Expected Team Structure and Eligibility

  • Researchers who have not previously received funding from the Energy and Environment program at the Alfred P. Sloan Foundation are particularly encouraged to submit for consideration.
  • Lead principal investigator must be Assistant or Associate Professors, or in equivalent positions, based at United States universities or colleges.
  • Submissions from diverse teams led by Black, Indigenous, and Latina/o researchers and/or women are strongly encouraged. Submissions from researchers based at Minority Serving Institutions (MSIs) are strongly encouraged, either as lead primary investigators or in team member roles.
  • Senior researchers and non-U.S.-based researchers may participate in proposed projects and can receive funding as research team members, advisors, or collaborators.
  • Researchers may participate in a maximum of two proposed projects.

Submission Deadline and Process

Submissions are due on Monday December 18, 2023, by 5:00pm Eastern. Submission materials should be uploaded directly to the application portal at Any questions related to the application portal can be sent to [email protected].


Submission Components

Complete submission packets should include the following 6 components in the following order:

(1)  A 1-page Sloan Foundation Proposal Cover Sheet, summarizing key project details. Projects should have a proposed start date of July 1, 2024 or later. The Proposal Cover Sheet document is available at: 

(2)  A Letter of Inquiry 3-4 pages in length (excluding budget table and other supplemental material), in 11-point font. Submissions should address the following questions, with each question serving as a section heading:

  1. What is the core research question(s) and why is it important?
  2. What are the current knowledge gaps that this research will address?
  3. What is the proposed research methodology and workplan?
  4. Who are the key members of the research team and how does the team account for diversity, equity, and inclusion in its composition?
  5. What will be the outputs from the research project and how will they be disseminated among various stakeholders?
  6. What other sources of support can the project leverage?

(3)  A Budget Table for the proposed project. Total funding requests are allowed between $500,000 and $750,000 over a 2-3 year period, with sub-awards to collaborating institutions provided as needed.
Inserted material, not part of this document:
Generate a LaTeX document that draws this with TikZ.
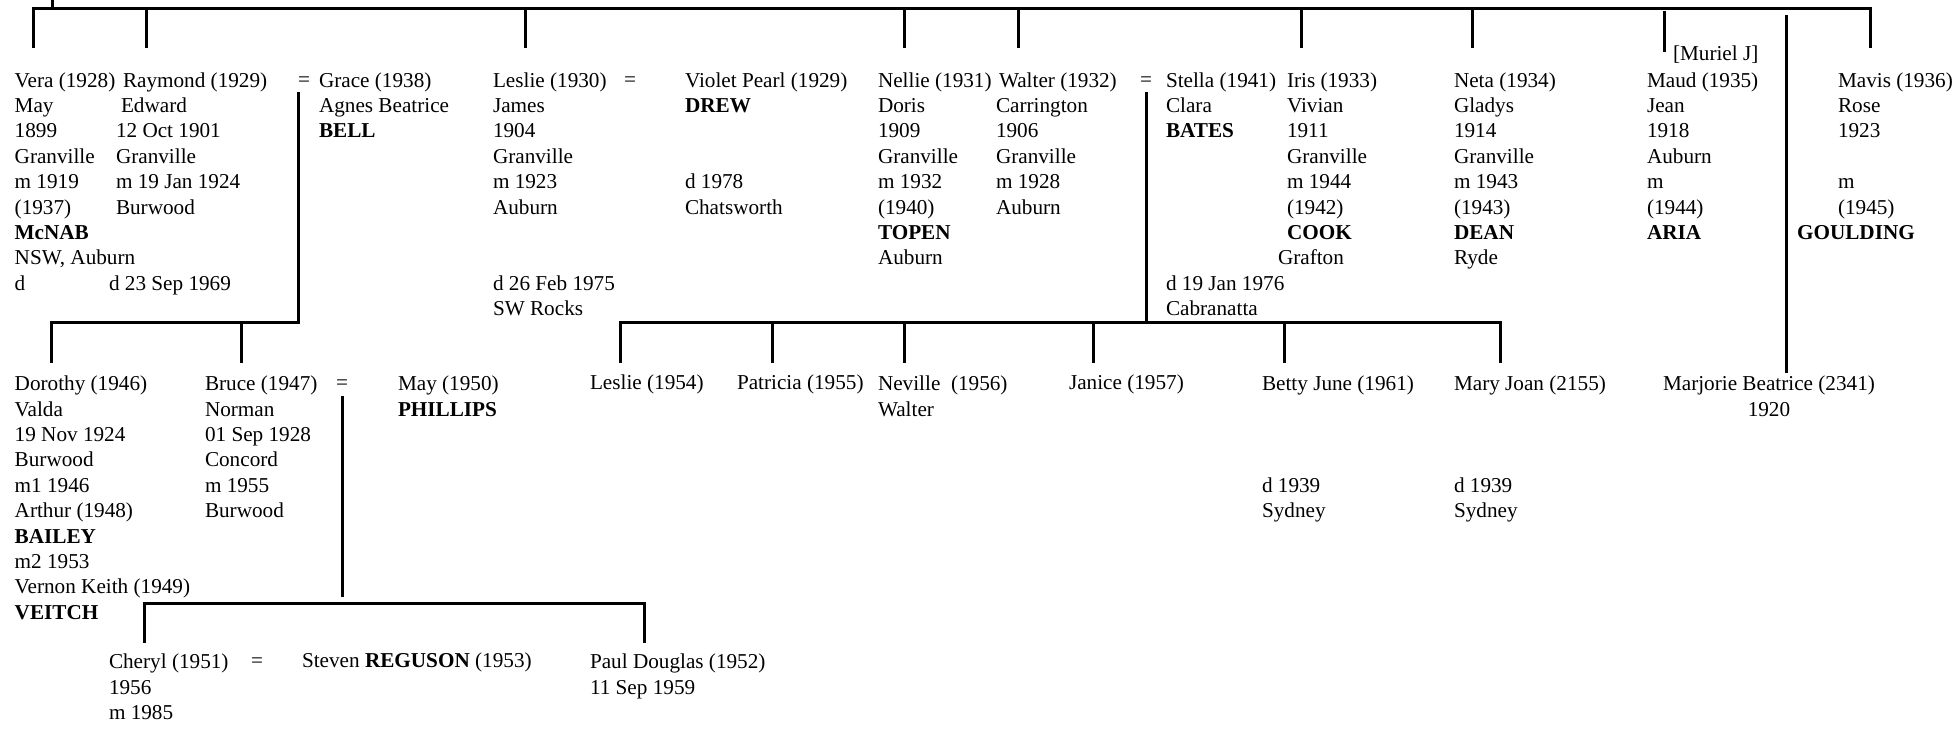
\documentclass[tikz,border=0pt]{standalone}
\usepackage{fontspec}
\setmainfont{Liberation Serif}
\usetikzlibrary{calc}
\tikzset{per/.style={anchor=north west,align=left,inner sep=0pt,outer sep=0pt,execute at begin node=\strut},
 multi/.style={per,yshift=-2pt},
 eq/.style={anchor=north,inner sep=0pt,outer sep=0pt,execute at begin node=\strut},
 tree/.style={line width=1.5pt,line cap=rect},
 every node/.style={font=\fontsize{10.6pt}{12.7pt}\selectfont}}

\begin{document}
\begin{tikzpicture}[x=0.5pt,y=-0.5pt]
\useasboundingbox (0,0) rectangle (1960,731);
% first generation
\node[multi] (vera) at (14.7,68.3) {Vera (1928)\\May\\1899\\Granville\\m 1919\\(1937)\\\textbf{McNAB}\\NSW, Auburn\\d};
\node[multi] (raymond) at (116,68.3) {\hspace{3.5pt}Raymond (1929)\\\hspace{2.5pt}Edward\\12 Oct 1901\\Granville\\m 19 Jan 1924\\Burwood\\ \\ \\\hspace{-3.5pt}d 23 Sep 1969};
\node[eq] (eqgrace) at (304,68.3) {=};
\node[multi] (grace) at (319,68.3) {Grace (1938)\\Agnes Beatrice\\\textbf{BELL}};
\node[multi] (leslie) at (493,68.3) {Leslie (1930)\\James\\1904\\Granville\\m 1923\\Auburn\\ \\ \\d 26 Feb 1975\\SW Rocks};
\node[eq] (eqleslie) at (630,68.3) {=};
\node[multi] (violet) at (685,68.3) {Violet Pearl (1929)\\\textbf{DREW}\\ \\ \\d 1978\\Chatsworth};
\node[multi] (nellie) at (878,68.3) {Nellie (1931)\\Doris\\1909\\Granville\\m 1932\\(1940)\\\textbf{TOPEN}\\Auburn};
\node[multi] (walter) at (996,68.3) {\hspace{1.5pt}Walter (1932)\\Carrington\\1906\\Granville\\m 1928\\Auburn};
\node[eq] (eqwalter) at (1146,68.3) {=};
\node[multi] (stella) at (1166,68.3) {Stella (1941)\\Clara\\\textbf{BATES}\\ \\ \\ \\ \\ \\d 19 Jan 1976\\Cabranatta};
\node[multi] (iris) at (1287,68.3) {Iris (1933)\\Vivian\\1911\\Granville\\m 1944\\(1942)\\\textbf{COOK}\\\hspace{-4.5pt}Grafton};
\node[multi] (neta) at (1454,68.3) {Neta (1934)\\Gladys\\1914\\Granville\\m 1943\\(1943)\\\textbf{DEAN}\\Ryde};
\node[per] (muriel) at (1673,43) {[Muriel J]};
\node[multi] (maud) at (1647,68.3) {Maud (1935)\\Jean\\1918\\Auburn\\m\\(1944)\\\textbf{ARIA}};
\node[multi] (mavis) at (1838,68.3) {Mavis (1936)\\Rose\\1923\\ \\m\\(1945)\\\hspace{-20.5pt}\textbf{GOULDING}};
% second generation
\node[multi] (dorothy) at (14.7,371.9) {Dorothy (1946)\\Valda\\19 Nov 1924\\Burwood\\m1 1946\\Arthur (1948)\\\textbf{BAILEY}\\m2 1953\\Vernon Keith (1949)\\\textbf{VEITCH}};
\node[multi] (bruce) at (205,371.9) {Bruce (1947)\\Norman\\01 Sep 1928\\Concord\\m 1955\\Burwood};
\node[eq] (eqbruce) at (342,371.9) {=};
\node[multi] (may) at (398,371.9) {May (1950)\\\textbf{PHILLIPS}};
\node[per] (leslietwo) at (590,371.9) {Leslie (1954)};
\node[per] (patricia) at (737,371.9) {Patricia (1955)};
\node[multi] (neville) at (878,371.9) {Neville\ \ (1956)\\Walter};
\node[per] (janice) at (1069,371.9) {Janice (1957)};
\node[multi] (betty) at (1262,371.9) {Betty June (1961)\\ \\ \\ \\d 1939\\Sydney};
\node[multi] (maryjoan) at (1454,371.9) {Mary Joan (2155)\\ \\ \\ \\d 1939\\Sydney};
\node[multi,align=center] (marjorie) at (1663,371.9) {Marjorie Beatrice (2341)\\1920};
% third generation
\node[multi] (cheryl) at (109,650.2) {Cheryl (1951)\\1956\\m 1985};
\node[eq] (eqcheryl) at (257,650.2) {=};
\node[per] (steven) at (302,650.2) {Steven \textbf{REGUSON} (1953)};
\node[multi] (paul) at (590,650.2) {Paul Douglas (1952)\\11 Sep 1959};

% top rail
\coordinate (root) at (52,0);
\coordinate (top-l) at (33,9); \coordinate (top-r) at (1870,9);
\draw[tree] (root) -- (root |- top-l);
\draw[tree] (top-l) -- (top-r);
\foreach \c/\x in {vera/33,raymond/146,leslie/525,nellie/904,walter/1018,iris/1301,neta/1472,mavis/1870}{
  \coordinate (\c-up) at (\x,47);
  \draw[tree] (\c-up |- top-l) -- (\c-up);}
\coordinate (maud-top) at (1664,13); \coordinate (maud-up) at (1664,51);
\draw[tree] (maud-top) -- (maud-up);
\coordinate (marj-top) at (1786,17); \coordinate (marj-end) at (1786,372);
\draw[tree] (marj-top) -- (marj-end);

% Raymond = Grace
\coordinate (ray-l) at (51,323); \coordinate (ray-r) at (298,323);
\draw[tree] (ray-r |- eqgrace.south) -- (ray-r) -- (ray-l);
\foreach \c/\x in {dorothy/51,bruce/241}{
  \coordinate (\c-up) at (\x,362);
  \draw[tree] (\c-up |- ray-l) -- (\c-up);}

% Walter = Stella
\coordinate (wal-l) at (620,323); \coordinate (wal-r) at (1500,323);
\draw[tree] (eqwalter.south) -- (eqwalter.south |- wal-l);
\draw[tree] (wal-l) -- (wal-r);
\foreach \c/\x in {leslietwo/620,patricia/772,neville/904,janice/1093,betty/1284,maryjoan/1500}{
  \coordinate (\c-up) at (\x,362);
  \draw[tree] (\c-up |- wal-l) -- (\c-up);}

% Bruce = May
\coordinate (bru-stop) at (341,596);
\coordinate (bru-l) at (144,604); \coordinate (bru-r) at (644,604);
\draw[tree] (eqbruce.south) -- (eqbruce.south |- bru-stop);
\draw[tree] (bru-l) -- (bru-r);
\foreach \c/\x in {cheryl/144,paul/644}{
  \coordinate (\c-up) at (\x,642);
  \draw[tree] (\c-up |- bru-l) -- (\c-up);}
\end{tikzpicture}
\end{document}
A sample Budget Table is available at: Allowable expenses include:

  1. For faculty: up to one-month summer salary per investigator per year, plus benefits, capped at $35,000 per investigator per year, based on project time commitment.
  2. For graduate students, postdoctoral researchers, or undergraduate students: salary/stipend, plus benefits, based on project time commitment.
  3. Tuition reimbursement: Requests for graduate student tuition reimbursement are allowed up to a maximum of $16,000 per student per academic year, provided justification is provided.
  4. For project-related administrative and research staff: salary, plus benefits.
  5. Research implementation expenses: data acquisition, conducting experiments, computation, hardware, advisory committee honoraria, and other research expenses.
  6. Dissemination and workshop expenses: travel, meals, lodging, conference fees, room rentals, speaker stipends, audio-visual equipment, and other dissemination expenses.
  7. Indirect overhead expenses, capped at 20% of direct costs (overhead expenses are not allowed on tuition reimbursement).

(4)  References/Bibliography List of up to 2 pages

(5)  Brief CVs of key project leads and personnel (no more than 2 pages per person)

(6)  If applicable, Letters of Support from research partners, community stakeholders, data providers, or other collaborators (if available)


Submission Review Process

Given the large number of submissions expected, we will be unable to respond to questions for additional information related to this Call for Letters of Inquiry. A diverse review committee comprised of scholars and practitioners with expertise in critical minerals and metals will be assembled to assess submitted Letters of Inquiry. A small number of selected submissions will then be invited to prepare full proposals for consideration. Invited full proposals will be further reviewed by subject matter experts, and proposers will then be asked to prepare a response to reviews. Depending on the submissions received, it is expected that 3-4 grants may be awarded over the next year, with final award decisions expected by June 2024.